*Goal*: Pick out each line containing the string "matplotlib".
Data section start
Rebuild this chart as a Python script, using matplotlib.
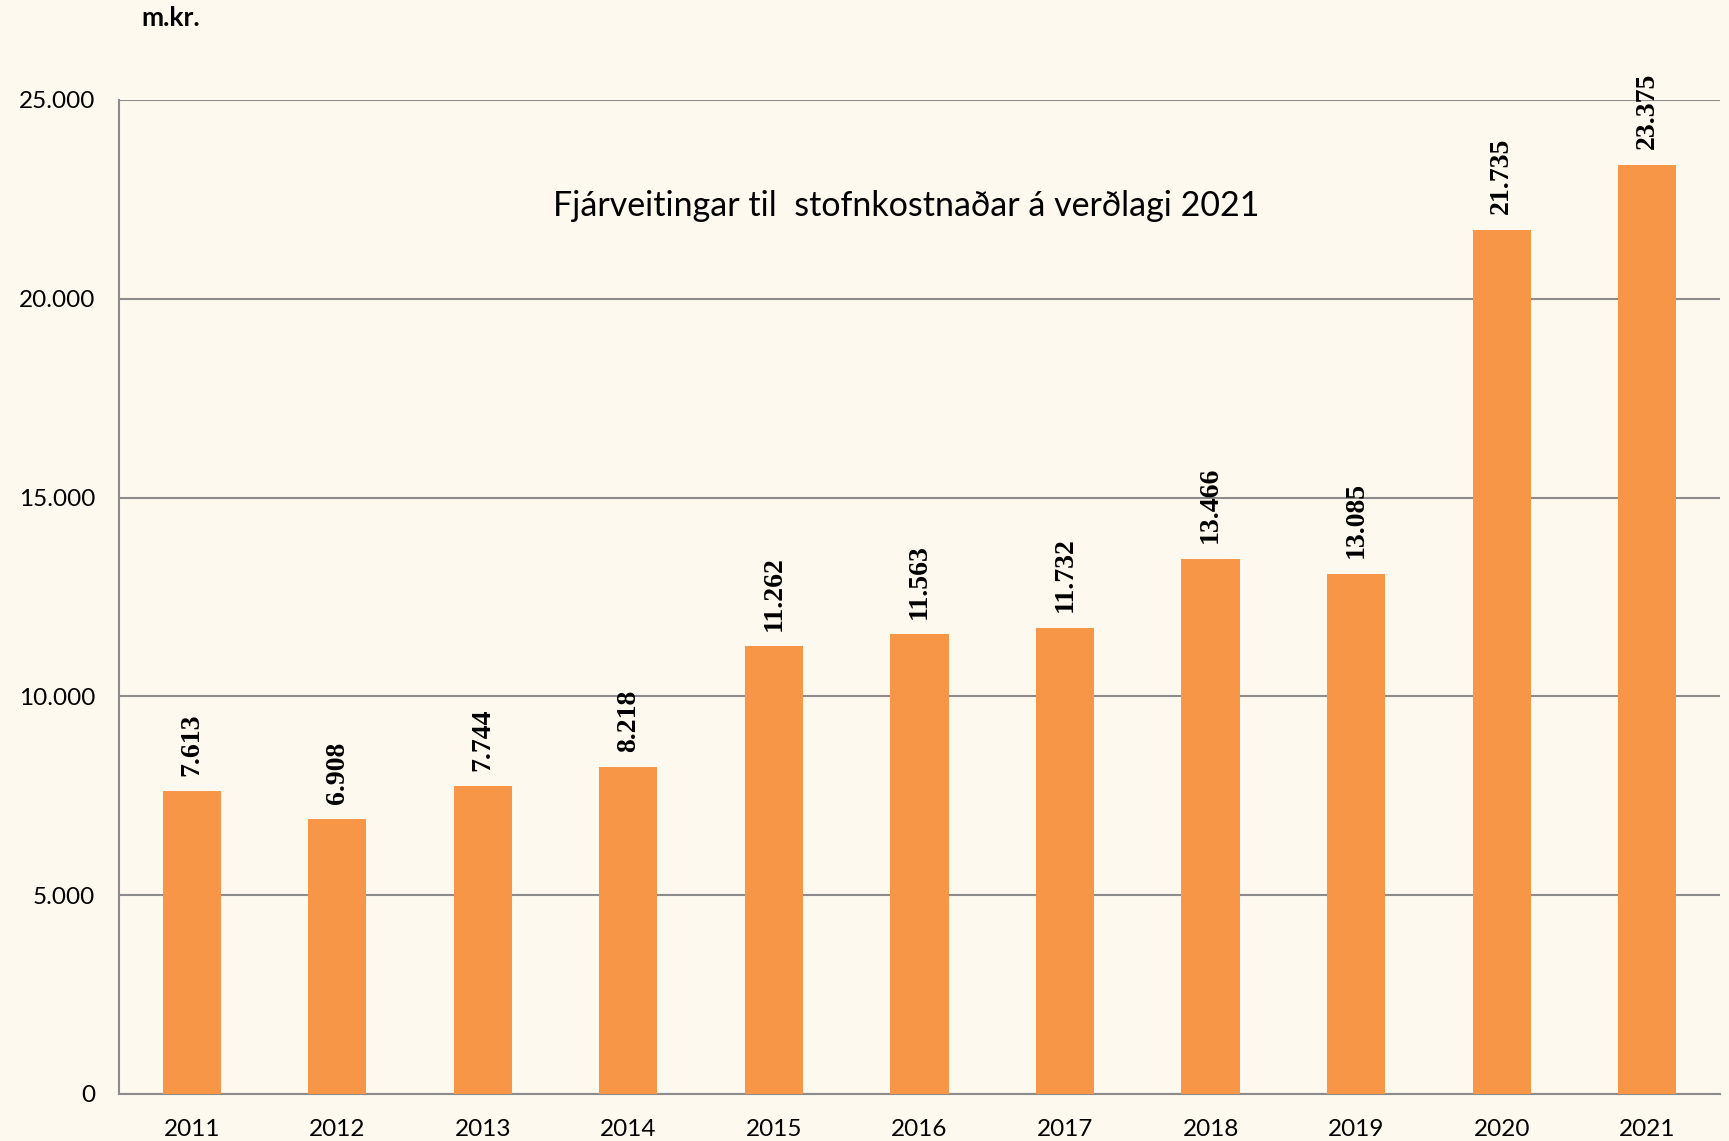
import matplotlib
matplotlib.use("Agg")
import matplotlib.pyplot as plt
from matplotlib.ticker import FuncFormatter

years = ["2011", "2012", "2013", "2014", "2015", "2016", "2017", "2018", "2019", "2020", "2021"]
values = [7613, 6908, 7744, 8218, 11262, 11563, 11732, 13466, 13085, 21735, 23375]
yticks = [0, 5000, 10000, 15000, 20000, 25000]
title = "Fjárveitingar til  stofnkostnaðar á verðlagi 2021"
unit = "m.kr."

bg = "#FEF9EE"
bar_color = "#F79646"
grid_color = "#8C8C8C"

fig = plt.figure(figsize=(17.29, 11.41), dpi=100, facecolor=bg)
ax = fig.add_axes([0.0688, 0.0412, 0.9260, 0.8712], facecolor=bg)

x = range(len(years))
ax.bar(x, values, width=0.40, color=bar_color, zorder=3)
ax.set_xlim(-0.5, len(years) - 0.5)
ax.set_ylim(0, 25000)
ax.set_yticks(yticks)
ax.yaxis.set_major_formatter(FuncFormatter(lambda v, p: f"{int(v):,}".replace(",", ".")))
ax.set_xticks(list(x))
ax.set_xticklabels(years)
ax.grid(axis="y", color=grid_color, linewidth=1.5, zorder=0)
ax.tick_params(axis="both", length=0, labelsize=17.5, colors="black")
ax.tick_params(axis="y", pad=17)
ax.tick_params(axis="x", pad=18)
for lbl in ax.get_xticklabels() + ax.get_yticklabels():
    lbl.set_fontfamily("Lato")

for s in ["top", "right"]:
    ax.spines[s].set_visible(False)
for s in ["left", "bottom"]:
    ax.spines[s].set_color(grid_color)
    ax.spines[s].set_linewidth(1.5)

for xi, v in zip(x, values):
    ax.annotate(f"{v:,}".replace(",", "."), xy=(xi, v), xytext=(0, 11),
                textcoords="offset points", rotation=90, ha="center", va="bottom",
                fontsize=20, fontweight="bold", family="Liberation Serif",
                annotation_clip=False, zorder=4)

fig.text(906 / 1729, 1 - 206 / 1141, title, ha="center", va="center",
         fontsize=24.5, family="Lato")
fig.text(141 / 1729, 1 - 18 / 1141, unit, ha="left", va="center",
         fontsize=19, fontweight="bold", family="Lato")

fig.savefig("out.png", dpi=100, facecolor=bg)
Data section end
*Correct response*:
Rebuild this chart as a Python script, using matplotlib.
import matplotlib
matplotlib.use("Agg")
import matplotlib.pyplot as plt
from matplotlib.ticker import FuncFormatter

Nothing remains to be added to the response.